» THE EXERCISE: Copy every line in which the string "with" occurs.

» MATERIAL PROVIDED:
>>>>
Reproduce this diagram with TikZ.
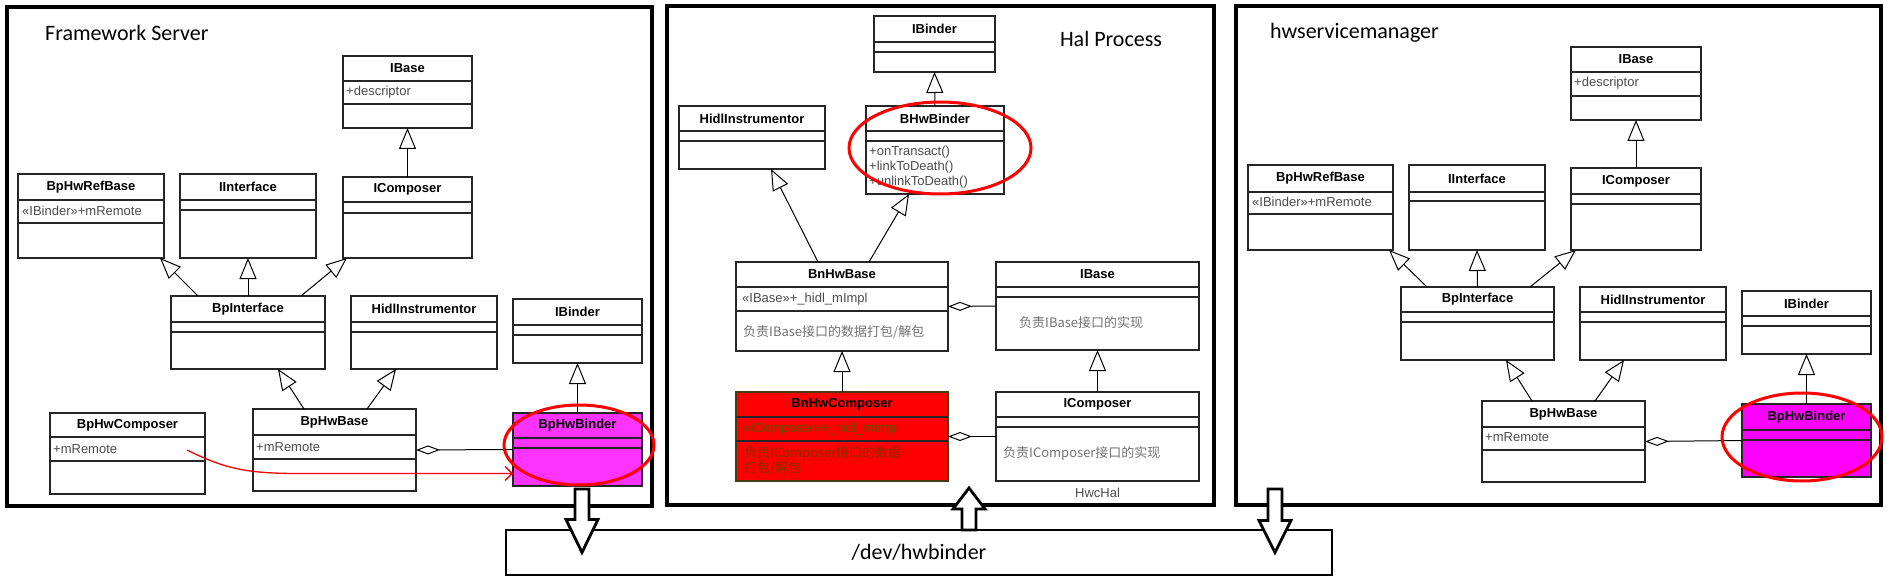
<<<<
>>>>
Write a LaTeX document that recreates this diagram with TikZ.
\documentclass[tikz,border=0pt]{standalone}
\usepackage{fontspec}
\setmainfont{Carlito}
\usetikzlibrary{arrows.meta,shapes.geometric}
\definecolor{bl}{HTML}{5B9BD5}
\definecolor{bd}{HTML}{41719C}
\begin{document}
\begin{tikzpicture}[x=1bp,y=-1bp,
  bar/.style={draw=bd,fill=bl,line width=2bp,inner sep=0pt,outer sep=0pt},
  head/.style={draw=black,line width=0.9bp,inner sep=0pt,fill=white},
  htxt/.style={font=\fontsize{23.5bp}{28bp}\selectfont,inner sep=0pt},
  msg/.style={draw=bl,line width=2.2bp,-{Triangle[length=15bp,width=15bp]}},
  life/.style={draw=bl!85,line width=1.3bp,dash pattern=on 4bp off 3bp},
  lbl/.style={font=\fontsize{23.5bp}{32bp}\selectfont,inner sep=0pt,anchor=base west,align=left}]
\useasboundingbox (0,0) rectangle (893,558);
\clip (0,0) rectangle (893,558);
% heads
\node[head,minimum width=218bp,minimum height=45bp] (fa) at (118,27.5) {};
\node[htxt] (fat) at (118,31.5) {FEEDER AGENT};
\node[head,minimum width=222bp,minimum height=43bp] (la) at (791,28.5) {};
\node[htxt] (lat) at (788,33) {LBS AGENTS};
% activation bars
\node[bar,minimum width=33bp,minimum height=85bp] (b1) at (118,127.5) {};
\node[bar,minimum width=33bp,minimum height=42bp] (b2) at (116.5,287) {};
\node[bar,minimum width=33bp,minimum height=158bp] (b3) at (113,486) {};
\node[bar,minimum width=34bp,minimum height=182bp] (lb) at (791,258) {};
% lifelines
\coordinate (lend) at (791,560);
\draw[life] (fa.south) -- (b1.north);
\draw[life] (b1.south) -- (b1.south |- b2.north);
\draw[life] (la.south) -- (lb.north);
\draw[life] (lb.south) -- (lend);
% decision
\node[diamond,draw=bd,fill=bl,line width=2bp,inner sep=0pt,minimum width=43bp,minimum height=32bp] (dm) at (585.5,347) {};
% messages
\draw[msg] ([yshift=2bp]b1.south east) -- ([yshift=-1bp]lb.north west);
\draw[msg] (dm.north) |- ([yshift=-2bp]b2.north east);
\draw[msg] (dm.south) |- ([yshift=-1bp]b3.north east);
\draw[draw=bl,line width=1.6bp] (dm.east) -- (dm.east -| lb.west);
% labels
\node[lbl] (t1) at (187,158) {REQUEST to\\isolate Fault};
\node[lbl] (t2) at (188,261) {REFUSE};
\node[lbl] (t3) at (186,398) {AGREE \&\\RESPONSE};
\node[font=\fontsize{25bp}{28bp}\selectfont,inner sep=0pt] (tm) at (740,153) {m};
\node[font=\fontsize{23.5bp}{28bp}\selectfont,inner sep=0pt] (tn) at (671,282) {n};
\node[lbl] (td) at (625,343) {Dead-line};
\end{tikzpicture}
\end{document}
<<<<
» ANSWER TO THE TASK:
Reproduce this diagram with TikZ.
Write a LaTeX document that recreates this diagram with TikZ.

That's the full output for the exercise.